— start Data excerpt —

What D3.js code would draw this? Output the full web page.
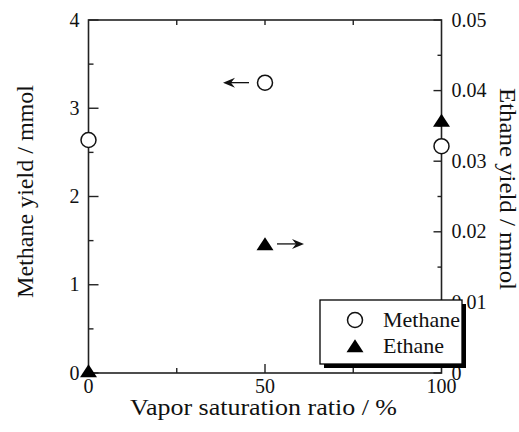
<!DOCTYPE html>
<html><head><meta charset="utf-8">
<script src="https://cdn.jsdelivr.net/npm/d3@7/dist/d3.min.js"></script>
<style>body{margin:0;background:#fff}</style>
</head><body>
<svg id="c" width="519" height="432"></svg>
<script>
const ratios = [0, 50, 100];
const methane = [2.64, 3.29, 2.57];
const ethane = [0, 0.018, 0.0355];
const xTicks = [0, 50, 100];
const yLeftTicks = [0, 1, 2, 3, 4];
const yRightTicks = [0, 0.01, 0.02, 0.03, 0.04, 0.05];
const legendItems = ["Methane", "Ethane"];

const svg = d3.select("#c");
const L = 88.5, R = 441.5, T = 20, B = 373;
const x = d3.scaleLinear().domain([0, 100]).range([L, R]);
const yL = d3.scaleLinear().domain([0, 4]).range([B, T]);
const yR = d3.scaleLinear().domain([0, 0.05]).range([B, T]);
const font = "'Liberation Serif', 'Times New Roman', serif";
const col = "#222";

// frame
svg.append("rect").attr("x", L).attr("y", T).attr("width", R - L).attr("height", B - T)
  .attr("fill", "none").attr("stroke", col).attr("stroke-width", 1.6);

const g = svg.append("g").attr("stroke", col).attr("stroke-width", 1.4);
d3.range(0, 4.01, 0.5).forEach(v => {
  const len = Number.isInteger(v) ? 10 : 5;
  g.append("line").attr("x1", L).attr("x2", L + len).attr("y1", yL(v)).attr("y2", yL(v));
});
d3.range(0, 0.0501, 0.005).forEach((v, i) => {
  const len = i % 2 === 0 ? 8 : 4;
  g.append("line").attr("x1", R).attr("x2", R - len).attr("y1", yR(v)).attr("y2", yR(v));
});
[25, 50, 75].forEach(v => {
  const len = v === 50 ? 9 : 5;
  g.append("line").attr("x1", x(v)).attr("x2", x(v)).attr("y1", B).attr("y2", B - len);
  g.append("line").attr("x1", x(v)).attr("x2", x(v)).attr("y1", T).attr("y2", T + 5);
});

// tick labels
const tl = svg.append("g").attr("font-family", font).attr("font-size", 20).attr("fill", "#111");
yLeftTicks.forEach(v => tl.append("text").attr("x", L - 9).attr("y", yL(v)).attr("dy", "0.33em")
  .attr("text-anchor", "end").text(d3.format("d")(v)));
yRightTicks.forEach(v => tl.append("text").attr("x", R + 10).attr("y", yR(v)).attr("dy", "0.33em")
  .attr("text-anchor", "start").text(v === 0 ? "0" : d3.format(".2f")(v)));
xTicks.forEach(v => tl.append("text").attr("x", x(v)).attr("y", B + 20)
  .attr("text-anchor", "middle").text(v));

// axis titles
svg.append("text").attr("x", 130).attr("y", 415)
  .attr("textLength", 267).attr("lengthAdjust", "spacingAndGlyphs")
  .attr("font-family", font).attr("font-size", 24).attr("fill", "#111").text("Vapor saturation ratio / %");
svg.append("text").attr("transform", `translate(33,298) rotate(-90)`)
  .attr("textLength", 213).attr("lengthAdjust", "spacingAndGlyphs")
  .attr("font-family", font).attr("font-size", 24).attr("fill", "#111").text("Methane yield / mmol");
svg.append("text").attr("transform", `translate(500,88) rotate(90)`)
  .attr("textLength", 202).attr("lengthAdjust", "spacingAndGlyphs")
  .attr("font-family", font).attr("font-size", 23).attr("fill", "#111").text("Ethane yield / mmol");

// markers
const tri = (cx, cy) => {
  const w = 8.5, h = 13;
  return `M${cx},${cy - h * 2 / 3}L${cx + w},${cy + h / 3}L${cx - w},${cy + h / 3}Z`;
};
ratios.forEach((r, i) => {
  svg.append("path").attr("d", tri(x(r), yR(ethane[i]))).attr("fill", "#000");
});
ratios.forEach((r, i) => {
  svg.append("circle").attr("cx", x(r)).attr("cy", yL(methane[i])).attr("r", 7.5)
    .attr("fill", "#fff").attr("stroke", "#111").attr("stroke-width", 1.5);
});

// arrows
function arrow(x1, x2, y) {
  const dir = Math.sign(x2 - x1);
  svg.append("line").attr("x1", x1).attr("x2", x2 - dir * 4).attr("y1", y).attr("y2", y)
    .attr("stroke", "#111").attr("stroke-width", 1.3);
  svg.append("path").attr("d",
    `M${x2},${y}L${x2 - dir * 12},${y - 5}L${x2 - dir * 8},${y}L${x2 - dir * 12},${y + 5}Z`)
    .attr("fill", "#111");
}
arrow(x(50) - 16, x(50) - 42, yL(methane[1]));
arrow(x(50) + 12, x(50) + 39, yR(ethane[1]) - 2);

// legend
const lg = svg.append("g");
lg.append("rect").attr("x", 324).attr("y", 304).attr("width", 142).attr("height", 64).attr("fill", "#000");
lg.append("rect").attr("x", 320).attr("y", 300).attr("width", 142).attr("height", 64)
  .attr("fill", "#fff").attr("stroke", "#000").attr("stroke-width", 1.3);
lg.append("circle").attr("cx", 355).attr("cy", 320).attr("r", 7.5)
  .attr("fill", "#fff").attr("stroke", "#111").attr("stroke-width", 1.5);
lg.append("path").attr("d", tri(355, 348)).attr("fill", "#000");
legendItems.forEach((t, i) => lg.append("text").attr("x", 383).attr("y", 327 + i * 26)
  .attr("font-family", font).attr("font-size", 22).attr("fill", "#111").text(t));
</script>
</body></html>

— end Data excerpt —

*Task goal*: Copy out all of the data word for word. Do not carry over any picture.

*Written answer*:
What D3.js code would draw this? Output the full web page.
<!DOCTYPE html>
<html><head><meta charset="utf-8">
<script src="https://cdn.jsdelivr.net/npm/d3@7/dist/d3.min.js"></script>
<style>body{margin:0;background:#fff}</style>
</head><body>
<svg id="c" width="519" height="432"></svg>
<script>
const ratios = [0, 50, 100];
const methane = [2.64, 3.29, 2.57];
const ethane = [0, 0.018, 0.0355];
const xTicks = [0, 50, 100];
const yLeftTicks = [0, 1, 2, 3, 4];
const yRightTicks = [0, 0.01, 0.02, 0.03, 0.04, 0.05];
const legendItems = ["Methane", "Ethane"];

const svg = d3.select("#c");
const L = 88.5, R = 441.5, T = 20, B = 373;
const x = d3.scaleLinear().domain([0, 100]).range([L, R]);
const yL = d3.scaleLinear().domain([0, 4]).range([B, T]);
const yR = d3.scaleLinear().domain([0, 0.05]).range([B, T]);
const font = "'Liberation Serif', 'Times New Roman', serif";
const col = "#222";

// frame
svg.append("rect").attr("x", L).attr("y", T).attr("width", R - L).attr("height", B - T)
  .attr("fill", "none").attr("stroke", col).attr("stroke-width", 1.6);

const g = svg.append("g").attr("stroke", col).attr("stroke-width", 1.4);
d3.range(0, 4.01, 0.5).forEach(v => {
  const len = Number.isInteger(v) ? 10 : 5;
  g.append("line").attr("x1", L).attr("x2", L + len).attr("y1", yL(v)).attr("y2", yL(v));
});
d3.range(0, 0.0501, 0.005).forEach((v, i) => {
  const len = i % 2 === 0 ? 8 : 4;
  g.append("line").attr("x1", R).attr("x2", R - len).attr("y1", yR(v)).attr("y2", yR(v));
});
[25, 50, 75].forEach(v => {
  const len = v === 50 ? 9 : 5;
  g.append("line").attr("x1", x(v)).attr("x2", x(v)).attr("y1", B).attr("y2", B - len);
  g.append("line").attr("x1", x(v)).attr("x2", x(v)).attr("y1", T).attr("y2", T + 5);
});

// tick labels
const tl = svg.append("g").attr("font-family", font).attr("font-size", 20).attr("fill", "#111");
yLeftTicks.forEach(v => tl.append("text").attr("x", L - 9).attr("y", yL(v)).attr("dy", "0.33em")
  .attr("text-anchor", "end").text(d3.format("d")(v)));
yRightTicks.forEach(v => tl.append("text").attr("x", R + 10).attr("y", yR(v)).attr("dy", "0.33em")
  .attr("text-anchor", "start").text(v === 0 ? "0" : d3.format(".2f")(v)));
xTicks.forEach(v => tl.append("text").attr("x", x(v)).attr("y", B + 20)
  .attr("text-anchor", "middle").text(v));

// axis titles
svg.append("text").attr("x", 130).attr("y", 415)
  .attr("textLength", 267).attr("lengthAdjust", "spacingAndGlyphs")
  .attr("font-family", font).attr("font-size", 24).attr("fill", "#111").text("Vapor saturation ratio / %");
svg.append("text").attr("transform", `translate(33,298) rotate(-90)`)
  .attr("textLength", 213).attr("lengthAdjust", "spacingAndGlyphs")
  .attr("font-family", font).attr("font-size", 24).attr("fill", "#111").text("Methane yield / mmol");
svg.append("text").attr("transform", `translate(500,88) rotate(90)`)
  .attr("textLength", 202).attr("lengthAdjust", "spacingAndGlyphs")
  .attr("font-family", font).attr("font-size", 23).attr("fill", "#111").text("Ethane yield / mmol");

// markers
const tri = (cx, cy) => {
  const w = 8.5, h = 13;
  return `M${cx},${cy - h * 2 / 3}L${cx + w},${cy + h / 3}L${cx - w},${cy + h / 3}Z`;
};
ratios.forEach((r, i) => {
  svg.append("path").attr("d", tri(x(r), yR(ethane[i]))).attr("fill", "#000");
});
ratios.forEach((r, i) => {
  svg.append("circle").attr("cx", x(r)).attr("cy", yL(methane[i])).attr("r", 7.5)
    .attr("fill", "#fff").attr("stroke", "#111").attr("stroke-width", 1.5);
});

// arrows
function arrow(x1, x2, y) {
  const dir = Math.sign(x2 - x1);
  svg.append("line").attr("x1", x1).attr("x2", x2 - dir * 4).attr("y1", y).attr("y2", y)
    .attr("stroke", "#111").attr("stroke-width", 1.3);
  svg.append("path").attr("d",
    `M${x2},${y}L${x2 - dir * 12},${y - 5}L${x2 - dir * 8},${y}L${x2 - dir * 12},${y + 5}Z`)
    .attr("fill", "#111");
}
arrow(x(50) - 16, x(50) - 42, yL(methane[1]));
arrow(x(50) + 12, x(50) + 39, yR(ethane[1]) - 2);

// legend
const lg = svg.append("g");
lg.append("rect").attr("x", 324).attr("y", 304).attr("width", 142).attr("height", 64).attr("fill", "#000");
lg.append("rect").attr("x", 320).attr("y", 300).attr("width", 142).attr("height", 64)
  .attr("fill", "#fff").attr("stroke", "#000").attr("stroke-width", 1.3);
lg.append("circle").attr("cx", 355).attr("cy", 320).attr("r", 7.5)
  .attr("fill", "#fff").attr("stroke", "#111").attr("stroke-width", 1.5);
lg.append("path").attr("d", tri(355, 348)).attr("fill", "#000");
legendItems.forEach((t, i) => lg.append("text").attr("x", 383).attr("y", 327 + i * 26)
  .attr("font-family", font).attr("font-size", 22).attr("fill", "#111").text(t));
</script>
</body></html>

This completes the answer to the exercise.